There was my craving to be liked—so strong and nervous that never could I open myself friendly to another. The terror of failure in an effort so important made me shrink from trying; besides, there was the standard; for intimacy seemed shameful unless the other could make the perfect reply, in the same language, after the same method, for the same reasons.

These words come from Lawrence’s Seven Pillars of Wisdom. In the margin of his copy, next to these words, Housman wrote simply, ‘This is me.’
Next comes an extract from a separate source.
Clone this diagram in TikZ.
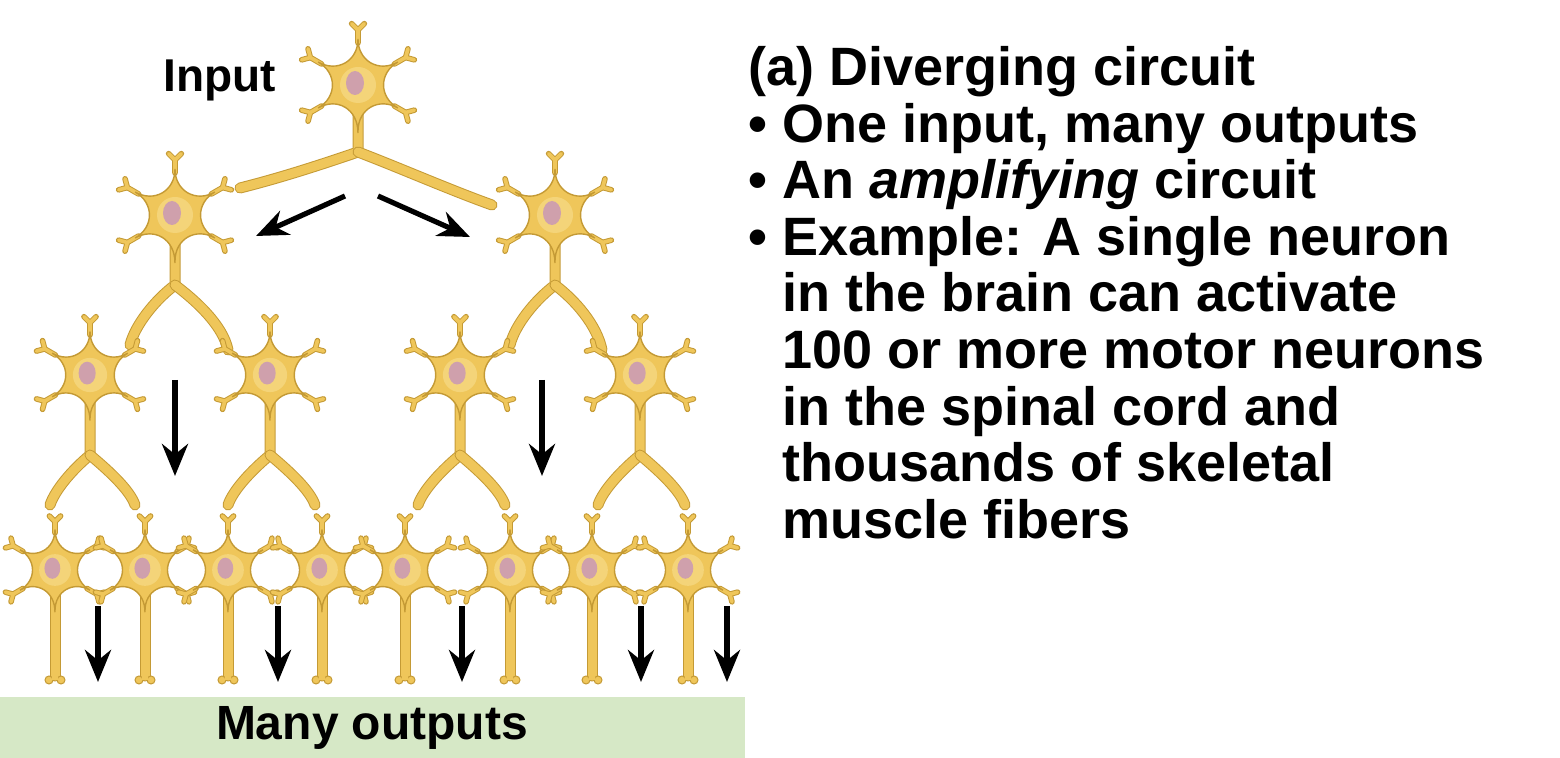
\documentclass[tikz,border=0pt]{standalone}
\usepackage{fontspec}
\setmainfont{Liberation Sans}
\usetikzlibrary{arrows.meta}
\definecolor{gold}{HTML}{EFC65A}
\definecolor{goldd}{HTML}{C49A35}
\definecolor{goldl}{HTML}{F8DE8E}
\definecolor{nuc}{HTML}{CFA0AC}
\definecolor{grn}{HTML}{D6E8C6}
\tikzset{
 axon/.style={draw=goldd,line width=0.5pt,double=gold,double distance=4.5pt,line cap=round},
 arr/.style={line width=2.6pt,-{Stealth[length=16pt,width=13pt]}},
 neuron/.pic={
  \foreach \a in {30,150,210,330,270}{
   \draw[goldd,line width=2.8pt,line cap=round] (\a:42) -- (\a:55) -- ([shift={(\a:55)}]{\a+45}:9);
   \draw[goldd,line width=2.8pt,line cap=round] (\a:55) -- ([shift={(\a:55)}]{\a-45}:9);
   \draw[gold,line width=1.8pt,line cap=round] (\a:42) -- (\a:55) -- ([shift={(\a:55)}]{\a+45}:9);
   \draw[gold,line width=1.8pt,line cap=round] (\a:55) -- ([shift={(\a:55)}]{\a-45}:9);
  }
  \filldraw[fill=gold,draw=goldd,line width=0.7pt] (90:48)
   \foreach \a in {150,210,270,330,390,450}{ .. controls ({\a-60}:24) and (\a:24) .. (\a:46)} -- cycle;
  \fill[goldl,opacity=0.6] (0,0) circle (18);
  \fill[nuc] (-3,-2) ellipse (9 and 12);
 }
}
\begin{document}
\begin{tikzpicture}[x=0.5pt,y=-0.5pt]
\useasboundingbox (0,0) rectangle (1560,758);
% axons
\draw[axon] (358,100) -- (358,152) .. controls (320,165) and (280,178) .. (240,188);
\draw[axon] (358,152) .. controls (400,168) and (450,190) .. (492,205);
\foreach \x/\l/\r in {175/130/228,555/510/602}{
 \draw[axon] (\x,240) -- (\x,285) .. controls (\x-20,300) and (\l+5,325) .. (\l,345);
 \draw[axon] (\x,285) .. controls (\x+20,300) and (\r-5,325) .. (\r,350);
}
\foreach \x/\l/\r in {90/50/135,270/228/315,460/418/505,640/598/685}{
 \draw[axon] (\x,400) -- (\x,455) .. controls (\x-18,470) and (\l+5,490) .. (\l,505);
 \draw[axon] (\x,455) .. controls (\x+18,470) and (\r-5,490) .. (\r,505);
}
\foreach \x in {55,145,228,322,405,510,592,688}{
 \draw[axon] (\x,590) -- (\x,676);
 \draw[goldd,fill=gold,line width=0.5pt] (\x-6,680) circle (4) (\x+6,680) circle (4);
 \fill[gold] (\x-3,672) rectangle (\x+3,680);
}
% neurons
\pic at (358,85) {neuron};
\pic at (175,215) {neuron};
\pic at (555,215) {neuron};
\foreach \x in {90,270,460,640} \pic[scale=0.95] at (\x,375) {neuron};
\foreach \x in {55,145,228,322,405,510,592,688} \pic[scale=0.88] at (\x,570) {neuron};
% arrows
\coordinate (a1s) at (345,196); \coordinate (a1e) at (256,236);
\coordinate (a2s) at (378,196); \coordinate (a2e) at (470,237);
\draw[arr] (a1s) -- (a1e);
\draw[arr] (a2s) -- (a2e);
\foreach \x in {175,542}{\coordinate (v\x s) at (\x,380); \coordinate (v\x e) at (\x,476); \draw[arr] (v\x s) -- (v\x e);}
\foreach \x in {98,278,462,641,727}{\coordinate (b\x s) at (\x,606); \coordinate (b\x e) at (\x,682); \draw[arr] (b\x s) -- (b\x e);}
% labels
\fill[grn] (0,697) rectangle (745,758);
\node[font=\bfseries\fontsize{24}{24}\selectfont] (out) at (372,728) {Many outputs};
\node[font=\bfseries\fontsize{23}{23}\selectfont] (in) at (220,80) {Input};
\node[anchor=north west,align=left,inner sep=0pt,font=\bfseries\fontsize{27}{28.3}\selectfont] (txt) at (748,46) {%
(a) Diverging circuit\\
\textbullet\ One input, many outputs\\
\textbullet\ An \textit{amplifying} circuit\\
\textbullet\ Example: A single neuron\\
\hphantom{\textbullet\ }in the brain can activate\\
\hphantom{\textbullet\ }100 or more motor neurons\\
\hphantom{\textbullet\ }in the spinal cord and\\
\hphantom{\textbullet\ }thousands of skeletal\\
\hphantom{\textbullet\ }muscle fibers};
\end{tikzpicture}
\end{document}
Much more could I write on the joys of AEH, but it would all amount to the same thing, more or less: sentimental reflections on why the poetry means so much to me. It’s one reason why I haven’t written professionally on his poetry since my dissertation, five years ago. Somehow it would feel like a betrayal, a transgression of something deeply private and personal. But to some of us he can mean far more than Shakespeare, and we carry him around wherever we go. Occasionally a line might just drop into our heads as we’re going about our daily business (I can’t watch the sun set without recalling the above lines, for instance), or we’ll be solitarily reflecting upon life and the world and suddenly feel an overwhelming desire to reach for the Collected Poems again and flick through it, opening the floodgates of memory. There really is a wonderful simplicity to Housman, my few niggles aside. It’s there for everyone to enjoy, if they have the inclination. As he put it himself so well:

They say my verse is sad: no wonder;
Its narrow measure spans
Tears of eternity, and sorrow,
Not mine, but man’s.

This is for all ill-treated fellows
Unborn and unbegot,
For them to read when they’re in trouble
And I am not.

Fellows and fillies, lads and lasses, whether from Shropshire or otherwise: people all over the world can read Housman and find something they like. Go and try some. You might like it. And be sure to let me know what you think.